• _Problem requirements_: Below are some records. Retype exactly the lines from the one containing "Clone this chart in D3.js." through the one containing "const width = 821, height = 509;", both included, skipping every picture.

Plotting code records

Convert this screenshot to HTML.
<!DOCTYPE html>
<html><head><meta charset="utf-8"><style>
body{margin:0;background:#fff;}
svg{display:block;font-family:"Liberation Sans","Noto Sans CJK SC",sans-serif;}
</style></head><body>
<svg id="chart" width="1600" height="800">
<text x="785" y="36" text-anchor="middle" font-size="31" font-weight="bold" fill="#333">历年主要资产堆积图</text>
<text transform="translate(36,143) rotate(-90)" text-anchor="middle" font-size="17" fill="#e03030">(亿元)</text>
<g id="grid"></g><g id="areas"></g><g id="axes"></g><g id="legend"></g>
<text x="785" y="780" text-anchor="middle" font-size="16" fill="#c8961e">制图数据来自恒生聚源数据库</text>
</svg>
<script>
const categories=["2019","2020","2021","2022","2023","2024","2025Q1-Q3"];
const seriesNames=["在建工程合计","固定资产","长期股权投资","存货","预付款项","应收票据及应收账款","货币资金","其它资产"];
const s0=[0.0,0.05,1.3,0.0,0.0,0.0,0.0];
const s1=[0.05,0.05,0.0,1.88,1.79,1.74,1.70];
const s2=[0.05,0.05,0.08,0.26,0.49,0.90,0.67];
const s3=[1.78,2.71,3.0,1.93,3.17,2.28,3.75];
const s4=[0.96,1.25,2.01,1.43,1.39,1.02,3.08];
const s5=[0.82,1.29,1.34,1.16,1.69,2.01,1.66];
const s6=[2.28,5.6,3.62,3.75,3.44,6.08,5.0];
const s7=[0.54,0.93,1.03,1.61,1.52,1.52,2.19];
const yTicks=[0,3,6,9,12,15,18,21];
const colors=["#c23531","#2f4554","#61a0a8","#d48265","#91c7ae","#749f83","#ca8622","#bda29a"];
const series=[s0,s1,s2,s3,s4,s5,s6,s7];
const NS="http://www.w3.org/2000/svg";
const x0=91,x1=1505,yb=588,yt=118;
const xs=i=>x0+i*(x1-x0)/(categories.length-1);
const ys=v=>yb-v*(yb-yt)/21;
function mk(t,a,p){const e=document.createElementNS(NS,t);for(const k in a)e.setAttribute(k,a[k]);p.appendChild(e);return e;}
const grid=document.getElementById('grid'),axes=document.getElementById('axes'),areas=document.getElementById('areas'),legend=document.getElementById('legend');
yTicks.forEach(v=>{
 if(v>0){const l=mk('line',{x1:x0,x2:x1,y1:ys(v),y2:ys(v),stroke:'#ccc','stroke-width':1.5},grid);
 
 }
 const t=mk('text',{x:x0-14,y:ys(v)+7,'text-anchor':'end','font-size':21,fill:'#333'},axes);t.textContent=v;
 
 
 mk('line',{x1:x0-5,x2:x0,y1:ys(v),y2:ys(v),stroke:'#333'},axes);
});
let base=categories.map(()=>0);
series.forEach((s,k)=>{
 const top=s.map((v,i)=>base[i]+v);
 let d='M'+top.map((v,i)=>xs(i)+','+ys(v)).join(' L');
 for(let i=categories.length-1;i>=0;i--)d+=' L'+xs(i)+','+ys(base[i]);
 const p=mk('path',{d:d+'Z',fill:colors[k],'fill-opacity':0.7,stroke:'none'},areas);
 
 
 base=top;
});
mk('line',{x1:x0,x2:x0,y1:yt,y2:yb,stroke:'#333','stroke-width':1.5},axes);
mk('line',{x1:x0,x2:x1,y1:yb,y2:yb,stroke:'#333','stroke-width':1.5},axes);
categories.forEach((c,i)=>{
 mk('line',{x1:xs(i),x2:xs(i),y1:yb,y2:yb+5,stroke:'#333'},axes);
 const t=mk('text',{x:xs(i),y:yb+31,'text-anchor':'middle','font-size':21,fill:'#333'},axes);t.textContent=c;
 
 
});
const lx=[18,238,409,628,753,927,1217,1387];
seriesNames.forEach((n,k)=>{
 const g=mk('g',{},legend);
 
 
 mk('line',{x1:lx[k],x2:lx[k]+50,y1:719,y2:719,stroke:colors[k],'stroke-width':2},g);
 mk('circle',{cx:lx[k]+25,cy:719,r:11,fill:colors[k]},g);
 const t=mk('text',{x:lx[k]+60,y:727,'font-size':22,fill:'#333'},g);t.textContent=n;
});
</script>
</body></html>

---

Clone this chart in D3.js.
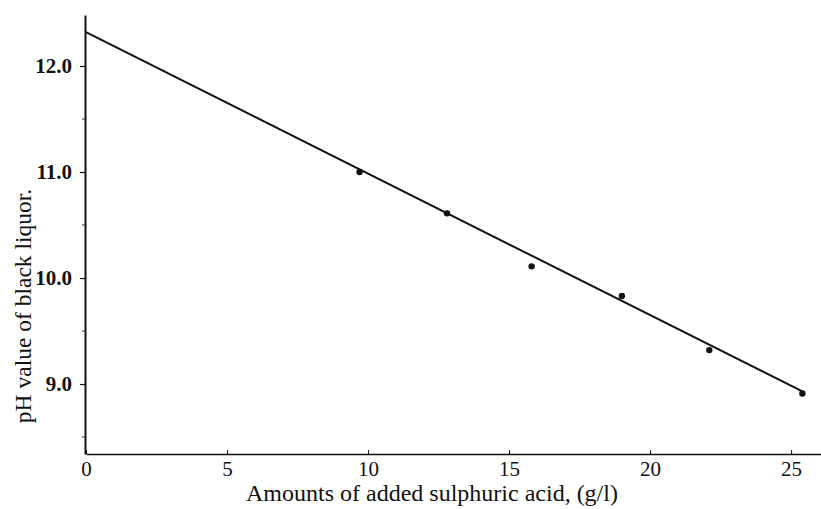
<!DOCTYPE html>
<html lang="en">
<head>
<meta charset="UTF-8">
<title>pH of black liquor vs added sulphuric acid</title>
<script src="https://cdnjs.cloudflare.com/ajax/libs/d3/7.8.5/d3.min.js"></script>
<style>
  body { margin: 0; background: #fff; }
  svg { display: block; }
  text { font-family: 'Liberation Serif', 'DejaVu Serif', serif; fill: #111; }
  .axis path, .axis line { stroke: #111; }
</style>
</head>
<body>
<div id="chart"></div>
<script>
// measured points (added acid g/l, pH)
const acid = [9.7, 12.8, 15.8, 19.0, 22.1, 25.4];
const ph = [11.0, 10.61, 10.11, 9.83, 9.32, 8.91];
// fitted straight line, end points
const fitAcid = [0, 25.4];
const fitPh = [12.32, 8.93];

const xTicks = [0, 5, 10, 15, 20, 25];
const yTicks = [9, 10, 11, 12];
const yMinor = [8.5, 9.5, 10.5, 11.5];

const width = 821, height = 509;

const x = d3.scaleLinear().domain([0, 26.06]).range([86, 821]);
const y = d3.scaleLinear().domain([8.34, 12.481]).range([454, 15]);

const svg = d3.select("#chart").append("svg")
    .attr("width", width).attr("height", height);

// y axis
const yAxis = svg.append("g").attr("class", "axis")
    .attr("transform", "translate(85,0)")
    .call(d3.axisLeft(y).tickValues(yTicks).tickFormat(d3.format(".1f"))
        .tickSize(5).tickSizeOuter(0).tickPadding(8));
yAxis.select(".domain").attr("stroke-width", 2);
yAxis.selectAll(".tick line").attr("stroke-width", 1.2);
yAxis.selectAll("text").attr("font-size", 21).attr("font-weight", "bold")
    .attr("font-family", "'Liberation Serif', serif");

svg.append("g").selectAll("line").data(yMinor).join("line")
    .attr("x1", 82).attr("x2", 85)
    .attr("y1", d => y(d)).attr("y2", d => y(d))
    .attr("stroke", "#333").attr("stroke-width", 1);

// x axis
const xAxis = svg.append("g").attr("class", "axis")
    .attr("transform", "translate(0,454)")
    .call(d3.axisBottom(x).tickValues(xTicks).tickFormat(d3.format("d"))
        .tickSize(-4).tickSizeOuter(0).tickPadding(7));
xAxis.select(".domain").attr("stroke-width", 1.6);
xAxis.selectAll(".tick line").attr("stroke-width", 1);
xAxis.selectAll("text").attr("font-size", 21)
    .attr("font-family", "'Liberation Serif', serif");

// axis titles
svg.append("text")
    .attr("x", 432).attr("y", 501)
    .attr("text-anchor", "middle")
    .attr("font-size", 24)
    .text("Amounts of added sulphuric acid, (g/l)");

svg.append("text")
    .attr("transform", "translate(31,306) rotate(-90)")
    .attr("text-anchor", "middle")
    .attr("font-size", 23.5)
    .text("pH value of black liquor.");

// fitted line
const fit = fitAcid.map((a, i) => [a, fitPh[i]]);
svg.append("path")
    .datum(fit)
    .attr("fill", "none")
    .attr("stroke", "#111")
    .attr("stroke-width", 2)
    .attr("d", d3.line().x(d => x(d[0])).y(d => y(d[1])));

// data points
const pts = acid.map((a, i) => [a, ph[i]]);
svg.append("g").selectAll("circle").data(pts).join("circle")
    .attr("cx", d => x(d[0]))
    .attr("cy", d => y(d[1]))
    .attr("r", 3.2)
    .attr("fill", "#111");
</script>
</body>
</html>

* * *

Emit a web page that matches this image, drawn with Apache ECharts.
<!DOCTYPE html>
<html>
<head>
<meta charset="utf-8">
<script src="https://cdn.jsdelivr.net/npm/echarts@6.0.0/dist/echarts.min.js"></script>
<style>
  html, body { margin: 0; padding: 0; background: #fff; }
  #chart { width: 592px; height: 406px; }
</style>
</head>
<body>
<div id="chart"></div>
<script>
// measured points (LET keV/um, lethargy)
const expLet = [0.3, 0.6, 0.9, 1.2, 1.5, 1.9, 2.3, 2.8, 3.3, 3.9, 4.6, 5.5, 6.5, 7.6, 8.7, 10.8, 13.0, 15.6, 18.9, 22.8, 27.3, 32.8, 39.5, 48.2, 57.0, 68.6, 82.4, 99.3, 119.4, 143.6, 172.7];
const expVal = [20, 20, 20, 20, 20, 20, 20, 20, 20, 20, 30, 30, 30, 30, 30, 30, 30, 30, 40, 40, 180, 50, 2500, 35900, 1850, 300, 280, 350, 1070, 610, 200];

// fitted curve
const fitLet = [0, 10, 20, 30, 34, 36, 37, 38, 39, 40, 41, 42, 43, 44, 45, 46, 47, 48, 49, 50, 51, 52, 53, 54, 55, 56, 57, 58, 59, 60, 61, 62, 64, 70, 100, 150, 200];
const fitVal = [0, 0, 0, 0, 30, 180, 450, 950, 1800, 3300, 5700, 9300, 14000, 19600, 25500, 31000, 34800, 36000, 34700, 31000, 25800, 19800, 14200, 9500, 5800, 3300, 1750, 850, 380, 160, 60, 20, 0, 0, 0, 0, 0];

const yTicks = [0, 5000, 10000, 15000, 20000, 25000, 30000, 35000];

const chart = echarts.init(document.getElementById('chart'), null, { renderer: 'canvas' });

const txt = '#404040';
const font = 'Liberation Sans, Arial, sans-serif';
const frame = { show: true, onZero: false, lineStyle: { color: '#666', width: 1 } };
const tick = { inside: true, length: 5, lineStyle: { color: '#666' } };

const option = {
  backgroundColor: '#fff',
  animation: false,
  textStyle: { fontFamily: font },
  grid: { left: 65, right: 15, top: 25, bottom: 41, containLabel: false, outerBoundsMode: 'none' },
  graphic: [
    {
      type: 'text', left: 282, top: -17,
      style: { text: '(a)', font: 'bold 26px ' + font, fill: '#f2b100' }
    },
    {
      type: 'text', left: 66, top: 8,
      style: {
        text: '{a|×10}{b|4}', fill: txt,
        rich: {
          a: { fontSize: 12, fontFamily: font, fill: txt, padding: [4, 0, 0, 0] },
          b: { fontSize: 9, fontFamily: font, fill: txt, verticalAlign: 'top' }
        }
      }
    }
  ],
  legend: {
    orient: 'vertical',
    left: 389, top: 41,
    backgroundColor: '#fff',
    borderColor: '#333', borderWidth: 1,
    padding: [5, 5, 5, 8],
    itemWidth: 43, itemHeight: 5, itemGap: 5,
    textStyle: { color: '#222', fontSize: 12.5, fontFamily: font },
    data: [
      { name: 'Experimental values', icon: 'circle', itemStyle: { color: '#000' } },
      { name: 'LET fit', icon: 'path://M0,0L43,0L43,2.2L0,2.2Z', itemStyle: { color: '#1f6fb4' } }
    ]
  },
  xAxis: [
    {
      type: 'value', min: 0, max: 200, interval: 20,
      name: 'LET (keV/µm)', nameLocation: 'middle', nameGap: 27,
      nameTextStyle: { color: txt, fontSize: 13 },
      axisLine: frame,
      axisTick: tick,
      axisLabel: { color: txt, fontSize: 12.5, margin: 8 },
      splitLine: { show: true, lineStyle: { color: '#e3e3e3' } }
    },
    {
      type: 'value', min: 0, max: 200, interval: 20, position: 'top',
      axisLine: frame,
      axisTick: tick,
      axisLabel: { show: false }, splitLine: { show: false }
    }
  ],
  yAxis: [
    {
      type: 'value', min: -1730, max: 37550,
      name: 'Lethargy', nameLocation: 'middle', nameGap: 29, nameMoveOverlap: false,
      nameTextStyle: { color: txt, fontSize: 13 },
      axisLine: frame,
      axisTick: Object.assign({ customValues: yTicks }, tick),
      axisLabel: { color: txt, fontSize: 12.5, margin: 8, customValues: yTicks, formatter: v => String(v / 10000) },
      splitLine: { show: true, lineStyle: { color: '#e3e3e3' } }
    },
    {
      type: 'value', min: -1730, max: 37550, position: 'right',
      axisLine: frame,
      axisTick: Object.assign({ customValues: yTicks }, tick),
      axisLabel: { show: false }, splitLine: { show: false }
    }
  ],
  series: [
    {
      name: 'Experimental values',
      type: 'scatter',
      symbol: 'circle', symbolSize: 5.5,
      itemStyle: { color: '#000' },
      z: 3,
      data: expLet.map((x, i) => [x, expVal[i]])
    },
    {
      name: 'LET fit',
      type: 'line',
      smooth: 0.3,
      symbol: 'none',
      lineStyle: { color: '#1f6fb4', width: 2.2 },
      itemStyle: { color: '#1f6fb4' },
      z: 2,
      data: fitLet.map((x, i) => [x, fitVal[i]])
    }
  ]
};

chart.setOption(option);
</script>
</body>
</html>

• _In response_:
Clone this chart in D3.js.
<!DOCTYPE html>
<html lang="en">
<head>
<meta charset="UTF-8">
<title>pH of black liquor vs added sulphuric acid</title>
<script src="https://cdnjs.cloudflare.com/ajax/libs/d3/7.8.5/d3.min.js"></script>
<style>
  body { margin: 0; background: #fff; }
  svg { display: block; }
  text { font-family: 'Liberation Serif', 'DejaVu Serif', serif; fill: #111; }
  .axis path, .axis line { stroke: #111; }
</style>
</head>
<body>
<div id="chart"></div>
<script>
// measured points (added acid g/l, pH)
const acid = [9.7, 12.8, 15.8, 19.0, 22.1, 25.4];
const ph = [11.0, 10.61, 10.11, 9.83, 9.32, 8.91];
// fitted straight line, end points
const fitAcid = [0, 25.4];
const fitPh = [12.32, 8.93];

const xTicks = [0, 5, 10, 15, 20, 25];
const yTicks = [9, 10, 11, 12];
const yMinor = [8.5, 9.5, 10.5, 11.5];

const width = 821, height = 509;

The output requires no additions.